On January 5, 1933, construction on the Golden Gate Bridge commenced. Engineered by Joseph Strauss, the bridge took 4 years to complete and cost more than $35 million. When the bridge opened to the public on May 27, 1937, it was the world’s longest and tallest suspension bridge spanning 4,200ft and reaching 746ft into the air. Today the Golden Gate Bridge is one of the most recognizable landmarks in the United States of America and has been declared as one of the Wonders of the Modern World. Before the bridge was built, the only way to travel from across the San Fransisco Bay was by ferry. Nearly 50 years before the completion of the bridge, one such ferry was sunk directly below the bridge’s expanse.
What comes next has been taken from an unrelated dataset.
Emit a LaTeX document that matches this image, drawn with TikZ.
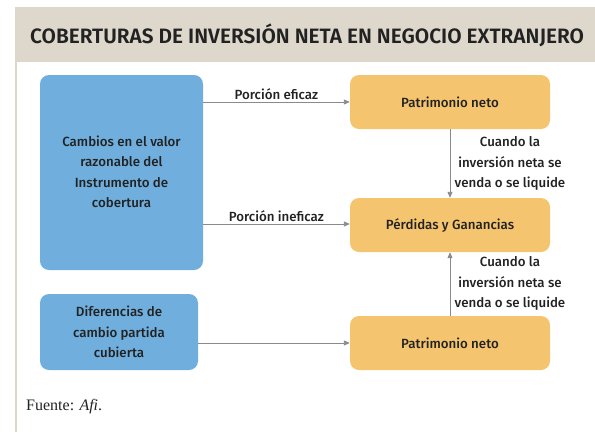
\documentclass[tikz,border=0pt]{standalone}
\usepackage{fontspec}
\setmainfont{Liberation Serif}
\newfontfamily\boxfont{Fira Sans Medium}
\newfontfamily\titlefont{Fira Sans SemiBold}
\usetikzlibrary{arrows.meta}
\definecolor{band}{HTML}{DDD8CB}
\definecolor{bluebox}{HTML}{6FAEDD}
\definecolor{orangebox}{HTML}{F5C46E}
\definecolor{arrowgray}{HTML}{8A8A8A}
\definecolor{txt}{HTML}{222222}
\begin{document}
\begin{tikzpicture}[x=1pt,y=-1pt,
  bbox/.style={fill=bluebox,rounded corners=9pt,draw=none,text=txt,font=\boxfont\fontsize{13.3}{20.5}\selectfont,align=center},
  obox/.style={fill=orangebox,rounded corners=9pt,draw=none,text=txt,font=\boxfont\fontsize{13.3}{20.5}\selectfont,align=center},
  conn/.style={draw=arrowgray,line width=0.9pt,-{Triangle[length=6pt,width=5pt]}},
  lbl/.style={text=txt,font=\boxfont\fontsize{13.3}{20.5}\selectfont,align=center}]
\useasboundingbox (0,0) rectangle (595,432);
\fill[band] (15,7) rectangle (595,62);
\fill[band] (15,62) rectangle (17,432);
\node[anchor=west,text=txt,font=\titlefont\fontsize{20.8}{22}\selectfont,inner sep=0pt] (title) at (30,35) {COBERTURAS DE INVERSIÓN NETA EN NEGOCIO EXTRANJERO};
\path[bbox] (40,75) rectangle (203,270);
\node[lbl] (cambios) at (121.5,172) {Cambios en el valor\\razonable del\\Instrumento de\\cobertura};
\coordinate (c1) at (203,102);
\coordinate (c2) at (203,224);
\node[obox,minimum width=200pt,minimum height=54pt] (pn1) at (450,102) {Patrimonio neto};
\node[obox,minimum width=200pt,minimum height=54pt] (pyg) at (450,225) {Pérdidas y Ganancias};
\node[obox,minimum width=200pt,minimum height=54pt] (pn2) at (450,343) {Patrimonio neto};
\node[bbox,minimum width=158pt,minimum height=76pt] (dif) at (119,332) {Diferencias de\\cambio partida\\cubierta};
\draw[conn] (c1) -- (c1 -| pn1.west) node[midway,above,lbl,inner sep=2pt] {Porción eficaz};
\draw[conn] (c2) -- (c2 -| pyg.west) node[midway,above,lbl,inner sep=2pt] {Porción ineficaz};
\draw[conn] (dif.east |- pn2.west) -- (pn2.west);
\draw[conn] (pn1.south) -- (pyg.north);
\draw[conn] (pn2.north) -- (pyg.south);
\node[lbl] (l1) at (510,163.5) {Cuando la\\inversión neta se\\venda o se liquide};
\node[lbl] (l2) at (510,283.5) {Cuando la\\inversión neta se\\venda o se liquide};
\node[anchor=west,text=txt,font=\fontsize{16}{18}\selectfont,inner sep=0pt] (fuente) at (26,407) {Fuente: \textit{Afi}.};
\end{tikzpicture}
\end{document}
The SS City of Chester was a steamboat that was ferrying 90 passengers across the bay on August 22, 1888. It was a foggy morning, and the ship was caught in a strong tidal current. Crossing the 202ft long Chester’s path was the massive British ocean liner, the RMS Oceanic. The Oceanic was too large to alter its course, and the tidal current wouldn’t allow the Chester to evade a collision. As an eyewitness aboard the Oceanic stated, “Into her we crashed with irresistible force, cutting her just as though she was a cheese.” It only took 6 minutes for the SS City of Chester to sink down to the bottom of the bay taking 16 lives with her.
Over the years, there had been several missions to locate the remains of the sunken ship. The U.S. Coast and Geodetic Survey, the predecessor of the National Oceanic Atmospheric Administration (NOAA), believed to have found the sunken ship while charting the bay’s harbor. There was no way to raise the shipwreck or confirm the find, and the SS City of Chester was mostly forgotten. In May of 2013, while researching the sunken wreckage of the freighter Fernstream, NOAA’s Office of Coast Survey Navigational Response Team 6 (NRT6) stumbled upon what appeared to be the Chester. James Delgado, Director of NOAA’s Maritime Heritage, tasked NRT6 to use the agency’s cache of technological tools to examine the possibility of finally reclaiming the lost ship.
The NOAA has been using drones in its 9 key areas of study for years now. These areas include studying weather, climate, fisheries, oceans and coasts, satellites, marine and aviation, sanctuaries, charting, and technological innovation. Drones have become pivotal tools for meeting the mission goals of all NOAA objectives. Drones are used to gather data on water salinity and levels, atmospheric and climate changes, monitoring fisheries and endangered species, and creating detailed maps of the mysterious ocean floor. The NOAA uses the Saildrone, a long endurance drone that glides across the water’s surface along with a wide range of multi rotor and fixed winged aerial drones. Another drone they use is the Slocum glider built by the Woods Hole Oceanographic Institute.
The Slocum glider looks like a bright yellow torpedo, but instead of rear propellers, it navigates using buoyancy and fixed fins. Also a long endurance drone, the glider can operate at depths up to 1,000 meters. It is equipped with a range of sensors that collect data. NRT6 used multiple sonar systems to scan the location where the City of Chester rested. After spending nearly 9 months pouring over the data collected by the drone, a complete picture of the sunken ship was formed.
The drone data revealed that the SS City of Chester was sitting upright 216ft below the water surface. According to historical documents, the ship lay directly below the site of the collision. The drone images captured the exact dimensions of the ship and showed that it had been mostly buried by the ocean floor. A follow up drone scan revealed the fateful gash in the ship’s side inflicted by the RMS Oceanic, confirming that it was the SS City of Chester. Because the ship has been buried by mud and debris, it has been preserved intact. However, these factors prevent the possibility of raising the ship.
The research collected by NRT6 has been put on display by the NOAA and the ship’s seabed grave is a protected site. As Mr. Delgado pointed out, the world’s oceans are living museums that need to be protected. “Connecting to the history of the Chester is sad in one way, but we were also connecting to scientific history on a different level,” said NOAA NRT6 team leader Laura Pagano. It took more than 120 years for the technology to advance enough to find the SS City of Chester’s final resting place. Since the San Fransisco Bay was discovered by Gaspar de Portolà in 1769, hundreds of ships have fallen due to the bay’s famous fog, rocky reefs, and strong currents. With drones, it may be possible to rediscover more secrets hiding beneath the Golden Gate Bridge.